Online bin packing of squares and cubes

TL;DR

This paper improves the upper bounds on the asymptotic competitive ratio for online square and cube bin packing problems, using enhanced algorithms and analysis techniques, and identifies deficiencies in previous results.

Contribution

It presents tighter bounds for online square and cube packing ratios and introduces improved algorithms and weight function methods.

Findings

Upper bound of 2.0885 for square packing

Upper bound of 2.5735 for cube packing

Counter-examples to previous bounds of 2.1187 and 2.6161

Abstract

In the d-dimensional online bin packing problem, d-dimensional cubes of positive sizes no larger than 1 are presented one by one to be assigned to positions in d-dimensional unit cube bins.
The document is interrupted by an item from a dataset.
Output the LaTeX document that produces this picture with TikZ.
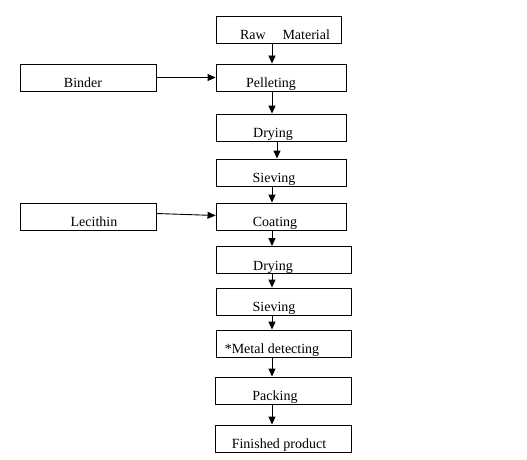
\documentclass[tikz,border=0pt]{standalone}
\usepackage{fontspec}
\setmainfont{Liberation Serif}
\usetikzlibrary{arrows.meta,calc}

\begin{document}
\begin{tikzpicture}[x=1pt,y=-1pt,
    stepbox/.style={rectangle,draw,line width=0.9pt,inner sep=0pt,minimum height=27pt,
      text height=20pt,text depth=0pt,font=\fontsize{14}{16}\selectfont},
    tx/.style={execute at begin node={\hspace*{#1}},execute at end node={\hspace*{-#1}}},
    >={Triangle[length=8pt,width=7pt]}]
  \useasboundingbox (0,0) rectangle (527,460);
  \begin{scope}[line width=0.9pt]
    \coordinate (ax) at (272,0);
    \node (raw) at (278.5,29.5) [stepbox,minimum width=125pt,tx=6.5pt]{Raw\hspace{1.2em}Material};
    \node (pel) at (281,77.5) [stepbox,minimum width=130pt,tx=-10pt]{Pelleting};
    \node (bin) at (88,77.5) [stepbox,minimum width=136pt,tx=-5pt]{Binder};
    \node (dry1) at (281,127.5) [stepbox,minimum width=130pt,tx=-8pt]{Drying};
    \node (sie1) at (281,172.5) [stepbox,minimum width=130pt,tx=-7pt]{Sieving};
    \node (lec) at (88,216.5) [stepbox,minimum width=136pt,tx=6pt]{Lecithin};
    \node (coat) at (281,216.5) [stepbox,minimum width=130pt,tx=-6pt]{Coating};
    \node (dry2) at (283.5,260) [stepbox,minimum width=135pt,tx=-10.5pt]{Drying};
    \node (sie2) at (283.5,301.5) [stepbox,minimum width=135pt,tx=-9.5pt]{Sieving};
    \node (metal) at (283.5,343.5) [stepbox,minimum width=135pt,tx=-11.5pt]{*Metal detecting};
    \node (pack) at (283,390.5) [stepbox,minimum width=136pt,tx=-8pt]{Packing};
    \node (fin) at (283,438.5) [stepbox,minimum width=136pt,tx=-4pt]{Finished product};

    \draw[->] (raw.south -| ax) -- (pel.north -| ax);
    \draw[->] (bin.east) -- (pel.west);
    \draw[->] (pel.south -| ax) -- (dry1.north -| ax);
    \draw[->] ([xshift=5pt]dry1.south -| ax) -- ([xshift=5pt]sie1.north -| ax);
    \draw[->] (sie1.south -| ax) -- (coat.north -| ax);
    \draw[->] ([yshift=3pt]lec.east) -- ([yshift=1pt]coat.west);
    \draw[->] (coat.south -| ax) -- (dry2.north -| ax);
    \draw[->] (dry2.south -| ax) -- (sie2.north -| ax);
    \draw[->] (sie2.south -| ax) -- (metal.north -| ax);
    \draw[->] (metal.south -| ax) -- (pack.north -| ax);
    \draw[->] (pack.south -| ax) -- (fin.north -| ax);
  \end{scope}
\end{tikzpicture}
\end{document}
In this work, we provide improved upper bounds on the asymptotic competitive ratio for square and cube bin packing problems, where our bounds do not exceed 2.0885 and 2.5735 for square and cube packing, respectively. To achieve these results, we adapt and improve a previously designed harmonic-type algorithm, and apply a different method for defining weight functions. We detect deficiencies in the state-of-the-art results by providing counter-examples to the current best algorithms and the analysis, where the claimed bounds were 2.1187 for square packing and 2.6161 for cube packing.